Hinter manchen Worten lauern Falltüren. Öffnen sie sich, droht der Abgrund des Unbekannten, von dem wir nicht wissen, ob wir uns darin verlieren oder ob wir darauf vertrauen dürfen, auf sicherem Terrain zu landen. Die Fremden ist so ein Wort. Ein tückischer Begriff. Er wiegt uns in der Sicherheit, glauben wir doch zu wissen, wovon wir reden. Aber der Begriff ist hohl. Eine Worthülse, die wir nach Gutdünken mit unseren Weltbildern füllen, um die anderen zu benennen, die nicht so sind wie wir. Doch wer soll das sein? Die Fremden! Ist ihnen doch ein vertrackter Wesenszug eigen, der es nahezu unmöglich macht, über sie etwas zu sagen oder zu schreiben. Hält man sich von ihnen fern, dann bleiben sie die Fremden. Geht man auf sie zu, dann verflüchtigt sich ihre Fremdheit mit jedem Schritt der Annäherung. Was allerdings nicht ausschließt, dass das eigene Befremden bisweilen wächst. Womöglich sogar darüber, dass die Fremden so fremd gar nicht sind.
Vor dreißig Jahren tauschte ich das vertraute Terrain des Akademikers und Theologen gegen eine Existenz als Autor und Fotograf, die mir wie geschaffen schien zur Befriedigung von Reiselust und Weltneugier. Ob bei den Maya im Hochland von Guatemala oder im Tempel der Göttin Kali in Kalkutta, ob unter bibeltreuen Klapperschlangensekten in den Appalachen oder den Tzigani in Transsilvanien – stets begegnete ich Menschen, bei denen die Schnittmenge kultureller Gemeinsamkeiten auf den ersten Blick nicht sonderlich groß war. Fremd war mir das Leben des Schamanen Pedro Chechewak, der jeden Tag den Opferhügel in seinem Dorf Momostenango erklomm, um wohlriechendes Harz zu verbrennen, dessen Rauch Gebete zum Himmel trug, deren Sinn selbst mein versierter Dolmetscher nicht begriff. Auch wenn mir ein indischer Tempelpriester im Detail erklärte, wann und wo die Muttergöttin Kali bösartige Dämonen mit dem Schwert geköpft hatte, so wird mir das Labyrinth der hinduistischen Götterwelt wohl immer fremd bleiben. Wie auch der Gedanke, zur Prüfung meiner Glaubensfestigkeit mit Giftschlangen zu hantieren.

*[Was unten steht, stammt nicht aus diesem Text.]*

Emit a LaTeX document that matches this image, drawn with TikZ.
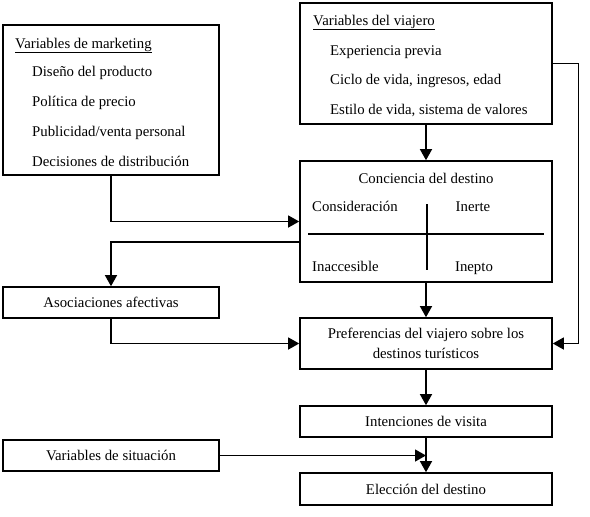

Eine Zeit lang verkörperten für mich die Zigeuner die Fremden schlechthin. Sie schienen mir das anarchische, ungezähmte Andere zu repräsentieren, den Ort einer diffusen, gewiss auch romantisierenden Sehnsucht, die sich allerdings in Anbetracht ihrer Ausgrenzung und Armut verflüchtigte. Wo immer sie in der Geschichte auftauchten, meistens blieben sie die Fremden. Gerüchte eilten ihnen voraus, Furcht vor ihrer Andersartigkeit trat ihnen entgegen und schlug oft um in Hass und Verfolgung. Aber auch umgekehrt waren für die Tzigani alle Nichtzigeuner die Fremden, die sogenannten Gadsche, eine Bezeichnung, die auch Dummkopf oder Feind bedeuten kann. Zwar entsinne ich mich keiner Situation, in der man mir die Tür verschlossen hätte, dennoch blieb ich trotz aller Offenheit und Herzlichkeit nicht selten der Fremde, der die Roma nicht verstand. Nur ist ein Autor in einer privilegierten Lage. Er kann von seinem Nicht-Verstehen erzählen.

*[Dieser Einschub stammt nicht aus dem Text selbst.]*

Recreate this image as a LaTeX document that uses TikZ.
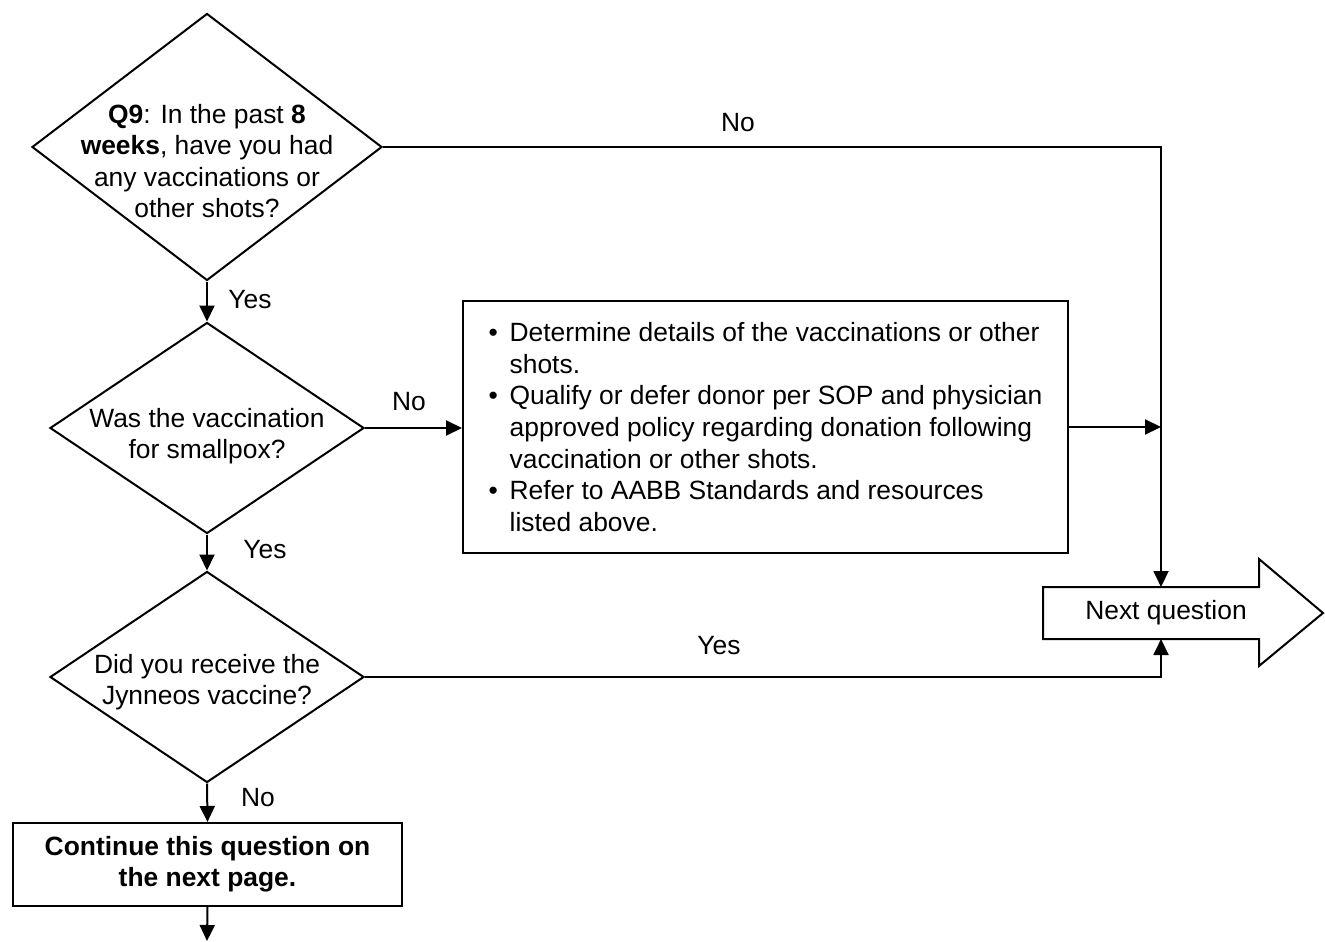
\documentclass[tikz,border=0pt]{standalone}
\usepackage{fontspec}
\setmainfont{Liberation Sans}
\usetikzlibrary{shapes.geometric,positioning,calc,arrows.meta}

\begin{document}
\begin{tikzpicture}[x=0.5pt,y=-0.5pt,>={Triangle[length=8pt,width=7.5pt]},line width=1pt,
    font=\fontsize{13.2}{15.6}\selectfont,
    decision/.style={draw,diamond,inner sep=0pt},
    qtext/.style={align=center,inner sep=0pt},
    actbox/.style={draw,rectangle,align=left,inner sep=0pt,font=\fontsize{13.2}{15.85}\selectfont},
    lbl/.style={inner sep=1pt}]
  \useasboundingbox (0,0) rectangle (1325,941);
  % decisions
  \node[decision,minimum width=175pt,minimum height=133.5pt] (q9) at (207,147) {};
  \node[qtext] (q9t) at (207,161) {\textbf{Q9}: In the past \textbf{8}\\\textbf{weeks}, have you had\\any vaccinations or\\other shots?};
  \node[decision,minimum width=157pt,minimum height=105.5pt] (smp) at (207,428) {};
  \node[qtext] (smpt) at (207,436) {Was the vaccination\\for smallpox?};
  \node[decision,minimum width=157pt,minimum height=105.5pt] (jyn) at (207,677) {};
  \node[qtext] (jynt) at (207,682) {Did you receive the\\Jynneos vaccine?};
  % boxes
  \node[actbox,minimum width=302.5pt,minimum height=126pt] (act) at (765.5,427) {%
    \makebox[10.5pt][l]{\textbullet}Determine details of the vaccinations or other\\
    \hspace*{10.5pt}shots.\\
    \makebox[10.5pt][l]{\textbullet}Qualify or defer donor per SOP and physician\\
    \hspace*{10.5pt}approved policy regarding donation following\\
    \hspace*{10.5pt}vaccination or other shots.\\
    \makebox[10.5pt][l]{\textbullet}Refer to AABB Standards and resources\\
    \hspace*{10.5pt}listed above.};
  \node[draw,align=center,font=\fontsize{13.2}{15.6}\selectfont\bfseries,minimum width=194.5pt,minimum height=41.5pt] (cont) at (207.5,864.5) {Continue this question on\\the next page.};
  \node (next) at (1166,613) {Next question};
  \draw ($(next)+(-123,-26)$) -- ($(next)+(93,-26)$) -- ($(next)+(93,-54)$) -- ($(next)+(157,0)$)
    -- ($(next)+(93,53)$) -- ($(next)+(93,26)$) -- ($(next)+(-123,26)$) -- cycle;
  \coordinate (nqtop) at (1161,587);
  \coordinate (nqbot) at (1161,639);
  \coordinate (cont2) at (207,941);
  % connectors
  \draw[->] (q9.south) -- (smp.north);
  \draw[->] (smp.south) -- (jyn.north);
  \draw[->] (jyn.south) -- (cont.north);
  \draw[->] (cont.south) -- (cont2);
  \draw[->] (smp.east) -- (act.west |- smp.east);
  \draw[->] (q9.east) -- (q9.east -| nqtop) -- (nqtop);
  \draw[->] (act.east) -- (act.east -| nqtop);
  \draw[->] (jyn.east) -- (jyn.east -| nqbot) -- (nqbot);
  % labels
  \node[lbl] (y1) at (250,300) {Yes};
  \node[lbl] (n1) at (409,402) {No};
  \node[lbl] (y2) at (265,550) {Yes};
  \node[lbl] (n2) at (258,798) {No};
  \node[lbl] (n3) at (738,123) {No};
  \node[lbl] (y3) at (719,646) {Yes};
\end{tikzpicture}
\end{document}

«Die Fremden», so heißt auch eine Skulptur, die der Künstler Thomas Schütte erstmals 1992 auf der Documenta 9 installierte. Seit dem Sommer 2015 sind Teile der überlebensgroßen Figuren aus glasierter Keramik wieder in Kassel am Friedrichsplatz zu sehen. Hoch oben auf dem Portikus eines Kaufhauses. Bemerkenswert ist: Nicht ihr Aussehen, ganz gleich ob asiatisch, afrikanisch oder europäisch, lässt die Figuren als «die Fremden» erscheinen, sondern ihr gesenkter Blick und ihre melancholische Verschlossenheit in ihrer fernen Unnahbarkeit.

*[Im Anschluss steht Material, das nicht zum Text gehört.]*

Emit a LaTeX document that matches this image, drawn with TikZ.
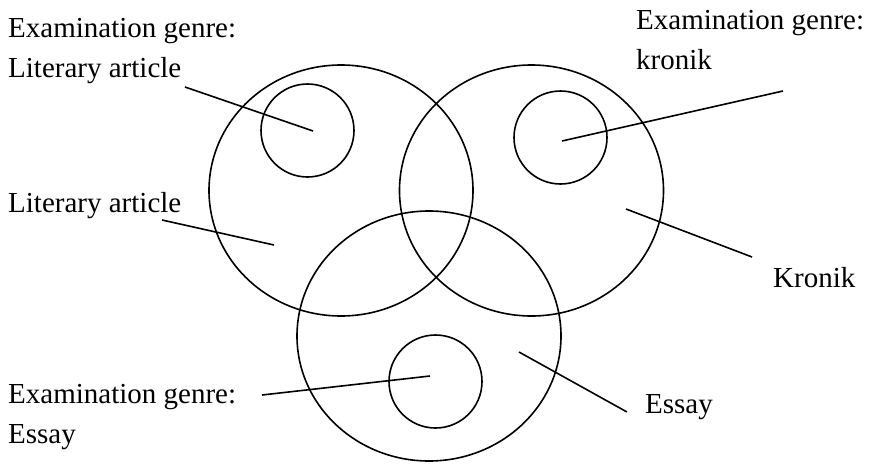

Die Fremden gleichen einer Leinwand, auf die sich jede Phantasie projizieren lässt. Der bloße Gedanke an sie löst unterschiedlichste Impulse aus. Die einen reagieren neugierig und fasziniert, andere gleichgültig und desinteressiert, wiederum andere abwehrend und feindselig. Je geringer das Selbst- und Weltvertrauen, so scheint es, desto stärker die Furcht.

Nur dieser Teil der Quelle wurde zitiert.